Nowhere, perhaps, has the confusion reigned supreme as it has over the choice, and then termination of Romwald Lungaro-Mifsud as MTA chairman. Contrary to government practice, Mr Lungaro-Mifsud was appointed as both chairman and CEO. One of his first decisions involved getting everyone at MTA into a uniform.
Then, following a series of leaks and barely concealed anger by the private sector, Mr Lungaro-Mifsud announced on 28 July that he had resigned as his “mission” was “accomplished”.
Mr Lungaro-Mifsud is still at MTA, as his time there comes to an end on 31 August, and still running the show, despite the fact that the new chairman, and now even the CEO, have already been chosen.
And when Dr Zammit Dimech admitted to an MHRA delegation last week that Mr Lungaro-Mifsud will continue to pick up his Lm25,000 a year salary till his contract runs out at the end of March, and will still enjoy his car and mobile phone, vituperative comments by the industry reached rarely achieved levels, leading to calls for the minister’s resignation after the minister reportedly said the added expense would not break anybody’s back, at a time of general austerity all around.
One of the “missions” that was “accomplished”, other than the advertising spend on CNN seen in countries, many of which have no direct connection to Malta, was the famous and expensive Brand Malta exercise, which has become a national laughing stock and has not served one whit to make Malta any better for incoming tourists.

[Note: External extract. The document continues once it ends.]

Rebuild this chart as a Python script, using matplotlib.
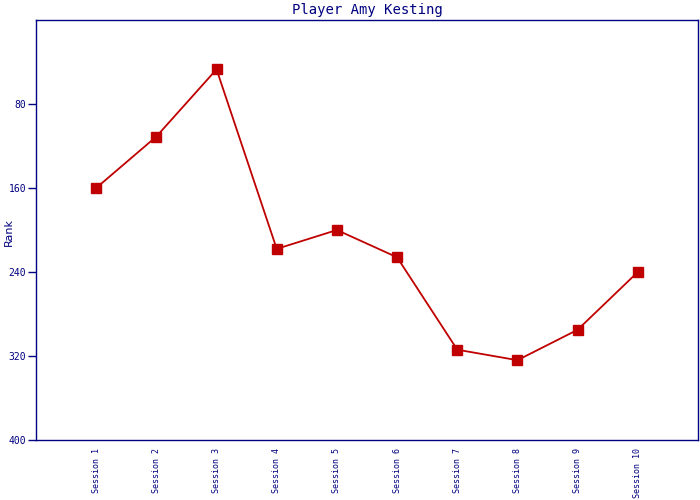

Once again, the failure of this exercise shows the faults that have bedevilled MTA and its predecessor NTOM: high spend on consumer advertising, little follow-up and even less, achieving results at ground level.
It is a measure of the desperation at the top, a tourism entrepreneur told this newspaper: in times of trouble, the last card to play is to get everyone on the bridge, so that all are accountable and none are responsible.